WHEN THE CAT'S AWAY (PG-13)

Director: Cedric Klapisch
Stars: Garance Clavel, Olivier Py, Renee Le Calm
Running Time: 95 minutes.

Writer/director Cedric Klapisch's third movie is a gentle, off beat romance that captures the colourful atmosphere and rhythms of Paris like no other recent French film. When The Cat's Away centres around Chloe (Garance Clavel), a naive and virginal fashion make-up artist who is, by choice, alone and lonely in the middle of romantic, beautiful Paris. She hates her job and she mistrusts men, and only shares her affections with her beloved cat Gris-Gris. She even shares a studio apartment with Michel (Olivier Py), a gay artist so that she can feel safe, although she does feel a bit jealous and resentful of his active sex life and the way he shares his life openly with others. When Chloe goes away, alone, on a holiday to the sea-side, she is forced to leave her cat with one of her neighbours, Mme Renee (Renee Le Calm), an eccentric old woman who lives in a flat she shares with several other abandoned creatures. But the cat goes missing, and when Chloe returns from her holiday she sets out to find it.

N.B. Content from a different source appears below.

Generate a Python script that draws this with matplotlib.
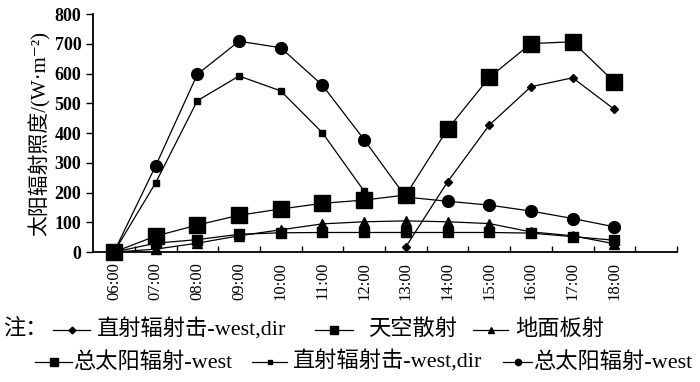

This sounds like an incredibly slim premise around which to build a feature film, but the missing moggy is actually only the catalyst which eventually draws Chloe out of her sheltered existence and thrusts her into the exciting world of her immediate neighbourhood. Forced out onto the streets of Paris to look for the cat, Chloe interacts with the incredible melting pot that is her local community, and she is forced to rely on the help of people, neighbours she has previously avoided. As she begins to soak up the friendly atmosphere, Chloe becomes more involved in the lives of the people around her, and she encounters people in the cafes and bars she would not otherwise have visited, and begins to share that sense of community. She even notices the way in which the character of the neighbourhood is dramatically changing through demolition and high rise construction which is slowly driving people out of the area. And most dramatically of all, Chloe finds love when she meets the handsome young drummer whose persistent percussion has consistently grated on the nerves of the nearby residents.

Klapisch imbues this shaggy dog story with a very real sense of warmth, a gentle, off beat sense of humour, and a laid back, deceptive pace that is very French and may not appeal to everyone. Many in the audience may in fact wonder where this film is taking them - and indeed much of the film was being made up while it was being shot - but for those with the patience to stick it out, When The Cat's Away does provide an optimistic finale which holds out hope that love and happiness can be found even in the most unlikeliest of circumstances. Klapisch has a genuine affection for the characters of his film, and he suffuses the material with a very real sense of Chloe's loneliness and desperation that adds a poignant tone to proceedings.

Klapisch mixes real actors with many non-professional, untrained locals from the actual neighbourhood in which the film was shot, which provides the natural, spontaneous and unrehearsed feel and makes the characters seem that much more real. Best of all amongst a wonderful ensemble cast are Le Calm, who is marvellous as the eccentric old lady with an obsessive love of cats, and Clavel, who disguises her natural beauty beneath a deliberately dowdy and fragile exterior. But as the film grows and Chloe becomes more confident, so too does Clavel blossom and become more attractive and vital.

Technically, the film is superb, although Klapisch deliberately avoids the glossy surface preferred by most of his contemporaries. Especially good is Benoit Delhomme's superb cinematography, which catches glimpses of the real Paris and offers some dazzling and exciting shots of the Parisian skyline.